Je vois toujours, monseigneur, avec une satisfaction qui approche de l’orgueil, que les petites contradictions que j’essuie dans ma patrie indignent le grand cœur de Votre Altesse royale. Elle ne doute pas que son suffrage ne me récompense bien amplement de toutes ces peines. Elles sont communes à tous ceux qui ont cultivé les sciences, et, parmi les gens de lettres, ceux qui ont le plus aimé la vérité ont toujours été le plus persécutés.
La calomnie a voulu faire périr Descartes et Bayle ; Racine et Boileau seraient morts de chagrin s’ils n’avaient eu un protecteur dans Louis XIV. Il nous reste encore des vers qu’on a faits contre Virgile.
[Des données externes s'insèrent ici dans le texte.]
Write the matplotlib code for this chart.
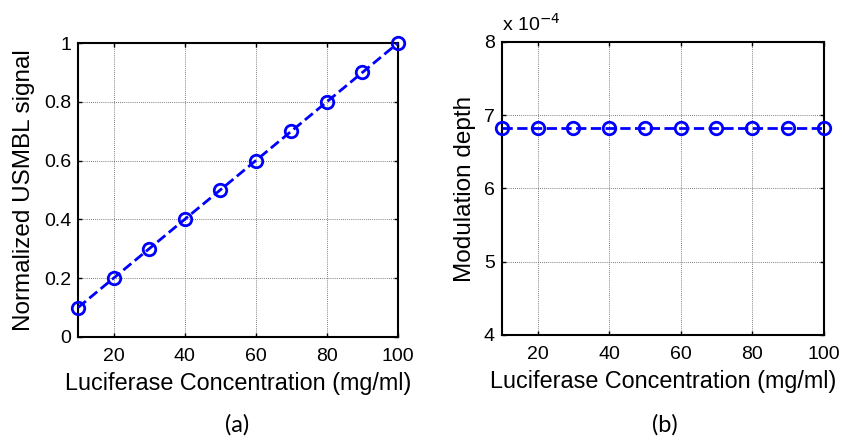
import matplotlib
matplotlib.use("Agg")
import matplotlib.pyplot as plt
from matplotlib.ticker import FuncFormatter

plt.rcParams["font.family"] = ["Liberation Sans", "DejaVu Sans"]

# ------------------------------------------------------------------ data
concentration = [10, 20, 30, 40, 50, 60, 70, 80, 90, 100]
usmbl_signal = [0.1, 0.2, 0.3, 0.4, 0.5, 0.6, 0.7, 0.8, 0.9, 1.0]
modulation_depth = [6.82e-4] * 10

x_ticks = [20, 40, 60, 80, 100]
y_ticks_a = [0, 0.2, 0.4, 0.6, 0.8, 1]
y_ticks_b = [4e-4, 5e-4, 6e-4, 7e-4, 8e-4]

xlabel = "Luciferase Concentration (mg/ml)"


def style_axes(ax):
    ax.grid(True, color="#555555", linestyle=(0, (1, 1.5)), linewidth=0.6)
    ax.tick_params(direction="in", top=True, right=True, length=3, width=1,
                   labelsize=14)
    ax.tick_params(axis="x", pad=8)
    ax.tick_params(axis="y", pad=5)
    for spine in ax.spines.values():
        spine.set_linewidth(1.5)
    ax.set_xlim(10, 100)
    ax.set_xticks(x_ticks)
    ax.set_xticklabels([str(t) for t in x_ticks])
    ax.set_xlabel(xlabel, fontsize=16.8, labelpad=5)


fig = plt.figure(figsize=(8.42, 4.44), dpi=100)

# (a) normalized signal
ax1 = fig.add_axes([0.0926, 0.241, 0.380, 0.662])
ax1.plot(concentration, usmbl_signal, color="#0000ff", linestyle="--",
         linewidth=2, marker="o", markersize=9, markerfacecolor="none",
         markeredgewidth=2, clip_on=False, zorder=5)
style_axes(ax1)
ax1.set_ylim(0, 1)
ax1.set_yticks(y_ticks_a)
ax1.yaxis.set_major_formatter(FuncFormatter(lambda v, p: f"{v:g}"))
ax1.set_ylabel("Normalized USMBL signal", fontsize=17.5, labelpad=6)

# (b) modulation depth
ax2 = fig.add_axes([0.596, 0.2455, 0.3824, 0.660])
ax2.plot(concentration, modulation_depth, color="#0000ff", linestyle="--",
         linewidth=2, marker="o", markersize=9, markerfacecolor="none",
         markeredgewidth=2, clip_on=False, zorder=5)
style_axes(ax2)
ax2.set_ylim(4e-4, 8e-4)
ax2.set_yticks(y_ticks_b)
ax2.yaxis.set_major_formatter(FuncFormatter(lambda v, p: f"{v * 1e4:g}"))
ax2.set_ylabel("Modulation depth", fontsize=17.5, labelpad=6)
ax2.text(0.0, 1.025, r"x 10$^{-4}$", transform=ax2.transAxes,
         fontsize=14, ha="left", va="bottom")

# panel letters
fig.text(0.282, 0.043, "(a)", fontsize=17, family=["Lato", "DejaVu Sans"],
         ha="center", va="center")
fig.text(0.790, 0.043, "(b)", fontsize=17, family=["Lato", "DejaVu Sans"],
         ha="center", va="center")

fig.savefig("out.png", dpi=100)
Je suis bien loin de pouvoir être comparé à ces grands hommes ; mais je suis bien plus heureux qu’eux : je jouis de la paix ; j’ai une fortune convenable à un particulier, et plus grande qu’il ne la faut à un philosophe ; je vis dans une retraite délicieuse, auprès de la femme la plus respectable, dont la société me fournit toujours de nouvelles leçons. Enfin, monseigneur, vous daignez m’aimer ; le plus vertueux, le plus aimable prince de l’Europe daigne m’ouvrir son cœur, me confier ses ouvrages et ses pensées, et corriger les miennes. Que me faut-il de plus ? La santé seule me manque ; mais il n’y a point de malade plus heureux que moi.
Votre Altesse royale veut-elle permettre que je lui envoie la moitié du cinquième acte de Mérope, que j’ai corrigé ? Et si la pièce, après une nouvelle lecture, lui paraît digne de l’impression, peut-être la hasarderai-je.
Mme la marquise du Châtelet vient de recevoir le plan de Remusberg, dessiné par cet homme aimable[1] dont on se souviendra toujours à Cirey. Il est bien triste de ne voir tout cela qu’en peinture, etc… (Le reste manque.)
- ↑ Keyserlingk ; voyez, dans le volume suivant, la lettre 939.